Reviewed by: Debbie James
This movie was produced specifically for Feature Films For Families, an organization dedicated to providing wholesome films for viewing by the entire family without having to worry about the profanity, sexual content, or graphic violence that is so common, even in “family films” of today.
This heartwarming story, set in the Depression-era, is kind of a cross between “Beauty and the Beast” and “The Man Without a Face”, but with biblical themes. This well-done movie has beautiful original music and exceptional singing.
In “Rigoletto”, a mysterious, wealthy man has moved into the old mansion on the hill. The new resident, Ari Ribaldi (Joseph Paur), has a disfigured face and is reclusive. The people of Castle Gate are suspicious of him, but when 13-yr-old Bonnie Nelson (Ivey Lloyd) goes to work at the mansion, she discovers that he is a gifted singer, songwriter, and teacher of vocal music. She eventually persuades him to teach her to sing, and as he does, Bonnie sees inner beauty beneath his crusty exterior and her friendship changes his angry demeanor. One by one, the other children in the town also befriend Ribaldi and learn not to judge a person by his appearance.
When strange, unexplainable things begin happening in Castle Gate, rumors begin to circulate that Ribaldi is somehow responsible. The townspeople’s distrust grows into prejudice, and when something terrible happens they see how they have wrongly treated Ribaldi.
I highly recommend this movie because it contains many Christian elements, such as: friendship, love, acceptance, honesty, trust, respect, and virtue. Church is mentioned as a place without fear; a place of inspiration. People who have done wrong are confronted, and getting revenge when one is wronged is rebuked.

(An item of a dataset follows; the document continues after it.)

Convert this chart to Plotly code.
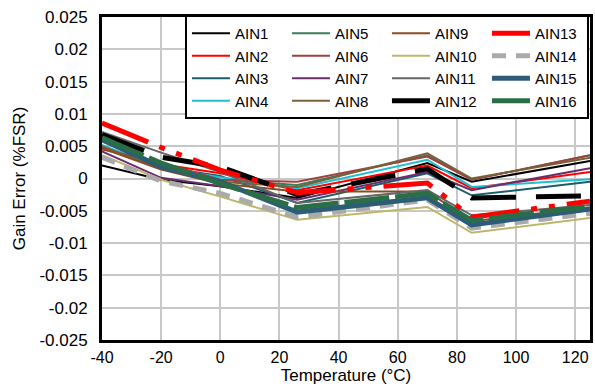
import plotly.graph_objects as go

temps = [-40, -20, 0, 26, 70, 85, 125]

ain1 = [0.0020, -0.0002, -0.0012, -0.0030, 0.0024, -0.0005, 0.0027]
ain2 = [0.0048, 0.0022, 0.0008, -0.0018, 0.0020, -0.0015, 0.0010]
ain3 = [0.0058, 0.0018, 0.0004, -0.0038, 0.0008, -0.0026, -0.0005]
ain4 = [0.0052, 0.0016, 0.0002, -0.0015, 0.0029, -0.0013, -0.0001]
ain5 = [0.0060, 0.0020, -0.0002, -0.0010, 0.0036, -0.0002, 0.0036]
ain6 = [0.0045, 0.0025, -0.0002, -0.0005, 0.0034, -0.0002, 0.0036]
ain7 = [0.0042, 0.0001, -0.0012, -0.0033, 0.0010, -0.0018, 0.0016]
ain8 = [0.0050, 0.0015, -0.0005, -0.0013, 0.0039, 0.0000, 0.0032]
ain9 = [0.0047, 0.0014, -0.0008, -0.0020, -0.0020, -0.0066, -0.0045]
ain10 = [0.0036, -0.0002, -0.0028, -0.0064, -0.0044, -0.0084, -0.0061]
ain11 = [0.0072, 0.0040, 0.0010, -0.0038, -0.0018, -0.0057, -0.0041]
ain12 = [0.0068, 0.0033, 0.0018, -0.0025, 0.0015, -0.0030, -0.0027]
ain13 = [0.0086, 0.0048, 0.0013, -0.0022, -0.0007, -0.0060, -0.0035]
ain14 = [0.0033, -0.0004, -0.0023, -0.0060, -0.0033, -0.0077, -0.0054]
ain15 = [0.0060, 0.0018, -0.0005, -0.0052, -0.0030, -0.0072, -0.0047]
ain16 = [0.0063, 0.0024, -0.0008, -0.0045, -0.0023, -0.0065, -0.0043]

names = [f"AIN{i}" for i in range(1, 17)]
series = [ain1, ain2, ain3, ain4, ain5, ain6, ain7, ain8,
          ain9, ain10, ain11, ain12, ain13, ain14, ain15, ain16]

y_ticks = [0.025, 0.02, 0.015, 0.01, 0.005, 0, -0.005, -0.01, -0.015, -0.02, -0.025]
y_tick_text = ["0.025", "0.02", "0.015", "0.01", "0.005", "0", "-0.005", "-0.01", "-0.015", "-0.02", "-0.025"]
x_ticks = [-40, -20, 0, 20, 40, 60, 80, 100, 120]
x_tick_text = ["-40", "-20", "0", "20", "40", "60", "80", "100", "120"]

styles = [
    ("#000000", 2, "solid"),
    ("#ff0000", 2, "solid"),
    ("#1b5e6b", 2, "solid"),
    ("#1ec0d0", 2, "solid"),
    ("#3a7d5c", 2, "solid"),
    ("#a0403f", 2, "solid"),
    ("#6b2d6b", 2, "solid"),
    ("#7a6038", 2, "solid"),
    ("#8b4a22", 2, "solid"),
    ("#bdb76b", 2, "solid"),
    ("#666666", 2, "solid"),
    ("#000000", 5, "45px,20px"),
    ("#ff0000", 5, "50px,12px,6px,12px,6px,12px"),
    ("#aaaaaa", 5, "14px,10px"),
    ("#2c5c78", 5, "solid"),
    ("#2a6e48", 5, "45px,6px"),
]

fig = go.Figure()
for i, (name, vals, (col, w, dash)) in enumerate(zip(names, series, styles)):
    row = i % 4
    colidx = i // 4
    fig.add_trace(go.Scatter(
        x=temps, y=vals, mode="lines", name=name,
        line=dict(color=col, width=w, dash=dash),
        legendrank=row * 4 + colidx + 1,
    ))

font_family = "Liberation Sans, Arial, sans-serif"
fig.update_layout(
    width=595, height=392,
    margin=dict(l=102, r=5, t=17, b=52, autoexpand=False),
    paper_bgcolor="white", plot_bgcolor="white",
    font=dict(family=font_family, size=16, color="#000000"),
    showlegend=True,
    legend=dict(
        orientation="h", x=0.17, y=1.006, xanchor="left", yanchor="top",
        bgcolor="white", bordercolor="#000000", borderwidth=2,
        font=dict(size=15), entrywidth=47, tracegroupgap=0,
        itemwidth=38,
    ),
    xaxis=dict(
        range=[-40, 125], tickvals=x_ticks, ticktext=x_tick_text,
        showgrid=True, gridcolor="#c8c8c8", gridwidth=1.5,
        showline=True, linecolor="#000000", linewidth=3, mirror=True,
        zeroline=False, ticks="", ticklabelstandoff=1, automargin=False,
        title=dict(text="Temperature (°C)", standoff=4, font=dict(size=17)),
        tickfont=dict(size=16),
    ),
    yaxis=dict(
        range=[-0.025, 0.025], tickvals=y_ticks, ticktext=y_tick_text,
        showgrid=True, gridcolor="#c8c8c8", gridwidth=1.5,
        showline=True, linecolor="#000000", linewidth=3, mirror=True,
        zeroline=False, ticks="", ticklabelstandoff=8, automargin=False,
        title=dict(text="Gain Error (%FSR)", standoff=10, font=dict(size=17)),
        tickfont=dict(size=17),
    ),
)

fig.write_html("out.html", config={"displayModeBar": False},
               post_script="document.body.style.margin='0';")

The age recommendations are based on the occurrence of several themes. “Rigoletto” is a story about prejudice, which may not be understood by children under 9 years old. Some people make hurtful comments to others, and there are angry outbursts by Ribaldi that might upset younger children. There is one scene when a crowd of people are destructive and violent (not graphic). The only “bad” language is 2 uses of the word “dang.” An “evil spell” is briefly mentioned by a character reading a storybook. Also, a song lyric mentions the phrase “love within myself,” which might be interpreted as humanistic, but I don’t think it was intended that way. I’m sure most would agree that the “negative” points mentioned above pale in comparison to what we are subjected to by Hollywood! A very refreshing change!!
Parents will find helpful questions for discussing the content of the movie on the back of the video box.